• Stated exercise:
Nothing after the line with "from matplotlib.colors import to_rgb" belongs in the copy; extract the lines below from the top through that line, pictures left out.

• Provided material:
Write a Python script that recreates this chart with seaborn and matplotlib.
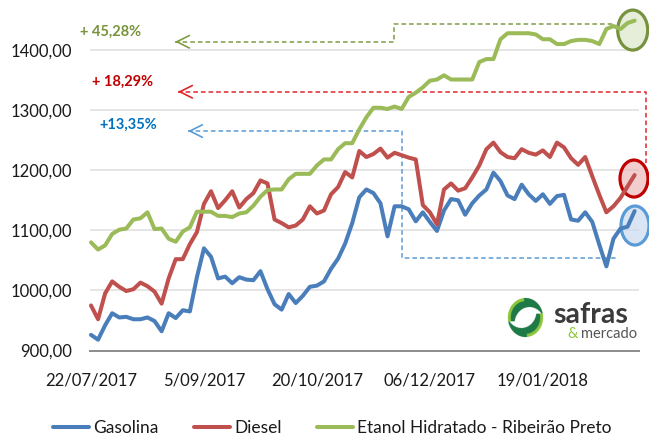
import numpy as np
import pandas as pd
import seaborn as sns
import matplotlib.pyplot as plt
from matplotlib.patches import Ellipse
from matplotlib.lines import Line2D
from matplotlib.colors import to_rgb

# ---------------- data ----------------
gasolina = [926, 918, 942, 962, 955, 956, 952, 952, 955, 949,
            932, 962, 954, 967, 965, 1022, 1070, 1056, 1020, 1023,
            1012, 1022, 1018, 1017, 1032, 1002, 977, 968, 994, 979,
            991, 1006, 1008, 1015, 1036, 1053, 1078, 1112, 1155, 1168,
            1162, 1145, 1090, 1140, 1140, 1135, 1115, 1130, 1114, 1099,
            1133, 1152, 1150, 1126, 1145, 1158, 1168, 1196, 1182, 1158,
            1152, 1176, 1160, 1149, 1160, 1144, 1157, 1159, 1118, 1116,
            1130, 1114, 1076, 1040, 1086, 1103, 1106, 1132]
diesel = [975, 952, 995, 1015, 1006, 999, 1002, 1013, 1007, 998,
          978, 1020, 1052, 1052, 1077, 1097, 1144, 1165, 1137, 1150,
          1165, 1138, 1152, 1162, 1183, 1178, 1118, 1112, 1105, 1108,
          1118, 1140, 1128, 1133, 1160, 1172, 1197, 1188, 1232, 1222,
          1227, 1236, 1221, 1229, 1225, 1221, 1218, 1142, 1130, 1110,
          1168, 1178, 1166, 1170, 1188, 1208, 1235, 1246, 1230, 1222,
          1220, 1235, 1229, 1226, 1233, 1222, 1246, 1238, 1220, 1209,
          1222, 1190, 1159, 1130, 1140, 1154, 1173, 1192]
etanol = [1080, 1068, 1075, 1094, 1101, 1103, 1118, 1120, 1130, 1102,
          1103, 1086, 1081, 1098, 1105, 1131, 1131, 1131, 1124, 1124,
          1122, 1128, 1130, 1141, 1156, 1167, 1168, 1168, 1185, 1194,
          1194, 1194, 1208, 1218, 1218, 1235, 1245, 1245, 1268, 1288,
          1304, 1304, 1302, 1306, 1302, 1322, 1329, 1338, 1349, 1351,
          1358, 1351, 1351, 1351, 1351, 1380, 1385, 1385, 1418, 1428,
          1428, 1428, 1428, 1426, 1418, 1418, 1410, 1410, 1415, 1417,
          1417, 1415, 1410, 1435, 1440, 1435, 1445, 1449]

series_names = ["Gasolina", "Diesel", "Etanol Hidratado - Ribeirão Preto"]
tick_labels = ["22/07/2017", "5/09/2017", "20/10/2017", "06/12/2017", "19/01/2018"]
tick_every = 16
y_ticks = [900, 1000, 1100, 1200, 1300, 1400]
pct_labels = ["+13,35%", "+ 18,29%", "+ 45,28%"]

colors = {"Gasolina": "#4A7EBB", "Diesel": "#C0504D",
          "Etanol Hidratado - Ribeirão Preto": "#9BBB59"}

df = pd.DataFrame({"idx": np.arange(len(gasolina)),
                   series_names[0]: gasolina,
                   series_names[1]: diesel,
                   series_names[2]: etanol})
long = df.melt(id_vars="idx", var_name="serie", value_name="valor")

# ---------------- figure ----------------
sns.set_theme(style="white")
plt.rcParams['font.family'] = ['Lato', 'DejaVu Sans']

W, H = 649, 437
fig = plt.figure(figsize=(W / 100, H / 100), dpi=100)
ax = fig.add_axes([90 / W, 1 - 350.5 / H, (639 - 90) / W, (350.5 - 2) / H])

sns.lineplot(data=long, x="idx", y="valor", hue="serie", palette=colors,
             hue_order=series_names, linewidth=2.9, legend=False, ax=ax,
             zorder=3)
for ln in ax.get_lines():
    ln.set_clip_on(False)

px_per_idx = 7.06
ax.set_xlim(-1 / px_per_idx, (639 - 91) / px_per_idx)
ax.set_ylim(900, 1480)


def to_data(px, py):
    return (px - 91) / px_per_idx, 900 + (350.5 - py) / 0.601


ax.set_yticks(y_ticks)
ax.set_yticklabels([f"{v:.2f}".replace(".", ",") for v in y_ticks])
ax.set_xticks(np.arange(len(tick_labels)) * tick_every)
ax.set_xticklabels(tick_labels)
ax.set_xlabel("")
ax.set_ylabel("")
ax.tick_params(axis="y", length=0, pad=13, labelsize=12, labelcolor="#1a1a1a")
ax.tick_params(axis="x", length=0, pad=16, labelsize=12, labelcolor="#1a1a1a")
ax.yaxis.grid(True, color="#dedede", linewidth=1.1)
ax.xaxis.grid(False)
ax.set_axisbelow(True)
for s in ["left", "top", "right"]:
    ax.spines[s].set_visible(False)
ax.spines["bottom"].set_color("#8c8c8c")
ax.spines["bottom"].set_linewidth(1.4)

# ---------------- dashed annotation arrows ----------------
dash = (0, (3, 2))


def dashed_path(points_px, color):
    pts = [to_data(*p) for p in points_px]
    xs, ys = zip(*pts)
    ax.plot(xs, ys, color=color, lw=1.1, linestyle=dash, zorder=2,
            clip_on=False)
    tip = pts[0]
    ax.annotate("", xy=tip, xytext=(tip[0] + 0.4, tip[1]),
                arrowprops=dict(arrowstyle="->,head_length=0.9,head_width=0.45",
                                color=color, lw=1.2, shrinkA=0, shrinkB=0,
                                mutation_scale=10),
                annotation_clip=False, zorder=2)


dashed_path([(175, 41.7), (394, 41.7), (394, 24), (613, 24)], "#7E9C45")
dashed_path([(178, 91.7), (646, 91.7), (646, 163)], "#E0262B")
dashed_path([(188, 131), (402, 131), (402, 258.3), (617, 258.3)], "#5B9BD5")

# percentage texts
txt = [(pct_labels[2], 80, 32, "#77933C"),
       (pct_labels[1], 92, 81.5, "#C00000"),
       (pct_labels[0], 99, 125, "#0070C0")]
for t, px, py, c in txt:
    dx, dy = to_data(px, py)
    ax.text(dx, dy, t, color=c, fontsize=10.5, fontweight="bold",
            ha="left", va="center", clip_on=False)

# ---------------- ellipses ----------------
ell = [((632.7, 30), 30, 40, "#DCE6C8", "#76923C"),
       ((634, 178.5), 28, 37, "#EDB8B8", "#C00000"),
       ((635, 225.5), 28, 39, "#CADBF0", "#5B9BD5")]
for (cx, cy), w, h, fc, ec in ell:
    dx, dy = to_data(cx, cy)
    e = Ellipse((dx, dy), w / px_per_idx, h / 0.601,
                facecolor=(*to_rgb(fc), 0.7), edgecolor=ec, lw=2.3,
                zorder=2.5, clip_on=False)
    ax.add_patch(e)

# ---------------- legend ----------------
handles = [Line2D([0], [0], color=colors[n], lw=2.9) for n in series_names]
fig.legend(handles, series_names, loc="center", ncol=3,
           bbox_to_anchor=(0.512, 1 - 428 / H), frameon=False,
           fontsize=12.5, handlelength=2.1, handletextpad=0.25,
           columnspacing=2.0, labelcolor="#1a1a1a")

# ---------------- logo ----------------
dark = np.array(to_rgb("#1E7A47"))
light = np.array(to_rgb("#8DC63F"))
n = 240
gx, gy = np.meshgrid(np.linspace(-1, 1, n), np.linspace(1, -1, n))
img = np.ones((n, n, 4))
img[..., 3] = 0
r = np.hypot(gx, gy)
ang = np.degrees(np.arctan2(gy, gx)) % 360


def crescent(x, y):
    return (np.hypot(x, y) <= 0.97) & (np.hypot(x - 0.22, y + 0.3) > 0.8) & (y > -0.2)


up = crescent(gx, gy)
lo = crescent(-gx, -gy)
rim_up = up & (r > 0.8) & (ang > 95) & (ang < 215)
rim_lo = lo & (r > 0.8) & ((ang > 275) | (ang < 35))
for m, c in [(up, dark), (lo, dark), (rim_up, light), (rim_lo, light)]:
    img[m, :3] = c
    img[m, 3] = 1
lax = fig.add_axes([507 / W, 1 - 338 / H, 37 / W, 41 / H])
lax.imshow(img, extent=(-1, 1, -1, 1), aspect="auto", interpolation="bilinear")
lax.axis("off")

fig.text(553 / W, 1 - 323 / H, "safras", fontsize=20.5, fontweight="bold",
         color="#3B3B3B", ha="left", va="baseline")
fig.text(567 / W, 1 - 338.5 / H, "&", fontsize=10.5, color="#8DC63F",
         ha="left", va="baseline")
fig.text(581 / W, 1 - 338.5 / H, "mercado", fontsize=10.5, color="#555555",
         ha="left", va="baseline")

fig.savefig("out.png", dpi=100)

• Result for this task:
Write a Python script that recreates this chart with seaborn and matplotlib.
import numpy as np
import pandas as pd
import seaborn as sns
import matplotlib.pyplot as plt
from matplotlib.patches import Ellipse
from matplotlib.lines import Line2D
from matplotlib.colors import to_rgb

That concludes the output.